▶ **AIM**
Copy out each line that includes the word "this".

****

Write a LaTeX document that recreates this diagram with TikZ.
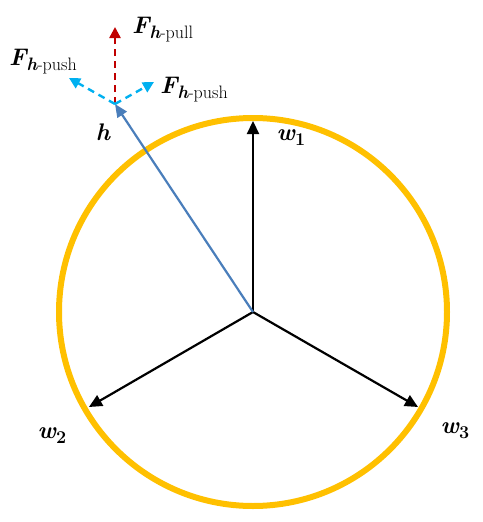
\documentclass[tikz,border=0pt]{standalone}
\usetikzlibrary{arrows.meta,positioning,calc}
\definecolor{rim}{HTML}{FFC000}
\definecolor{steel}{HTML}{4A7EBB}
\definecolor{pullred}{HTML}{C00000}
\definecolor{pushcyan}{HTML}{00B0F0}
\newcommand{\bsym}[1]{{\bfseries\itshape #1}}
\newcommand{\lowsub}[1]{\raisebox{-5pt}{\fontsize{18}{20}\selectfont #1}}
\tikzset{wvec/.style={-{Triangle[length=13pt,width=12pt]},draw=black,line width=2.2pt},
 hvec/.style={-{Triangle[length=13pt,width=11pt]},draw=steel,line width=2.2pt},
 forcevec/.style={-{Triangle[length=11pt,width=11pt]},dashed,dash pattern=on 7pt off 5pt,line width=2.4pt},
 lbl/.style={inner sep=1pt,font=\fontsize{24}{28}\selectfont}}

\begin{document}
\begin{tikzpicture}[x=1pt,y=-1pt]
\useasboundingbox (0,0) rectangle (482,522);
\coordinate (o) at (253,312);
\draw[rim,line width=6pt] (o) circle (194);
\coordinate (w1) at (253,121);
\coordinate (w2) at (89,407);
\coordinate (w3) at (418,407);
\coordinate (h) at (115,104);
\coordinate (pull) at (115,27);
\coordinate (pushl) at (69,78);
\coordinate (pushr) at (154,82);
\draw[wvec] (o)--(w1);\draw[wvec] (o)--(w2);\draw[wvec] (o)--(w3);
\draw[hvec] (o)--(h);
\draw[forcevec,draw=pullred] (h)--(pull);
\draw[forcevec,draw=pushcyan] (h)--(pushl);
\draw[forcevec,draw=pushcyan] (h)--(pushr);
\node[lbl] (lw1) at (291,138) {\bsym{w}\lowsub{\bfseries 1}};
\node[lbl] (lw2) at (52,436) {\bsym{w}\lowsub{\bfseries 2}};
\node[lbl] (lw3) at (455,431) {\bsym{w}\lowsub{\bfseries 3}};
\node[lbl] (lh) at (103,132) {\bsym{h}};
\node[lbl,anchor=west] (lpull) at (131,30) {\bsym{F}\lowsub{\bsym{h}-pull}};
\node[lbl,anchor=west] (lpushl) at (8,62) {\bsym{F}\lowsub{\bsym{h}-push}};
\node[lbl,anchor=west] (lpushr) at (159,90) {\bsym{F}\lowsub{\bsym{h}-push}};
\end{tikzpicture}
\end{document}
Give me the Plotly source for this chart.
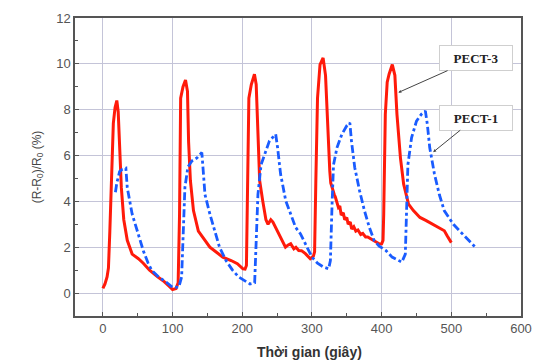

****

▶ **SOLUTION BELOW**
Write a LaTeX document that recreates this diagram with TikZ.
Give me the Plotly source for this chart.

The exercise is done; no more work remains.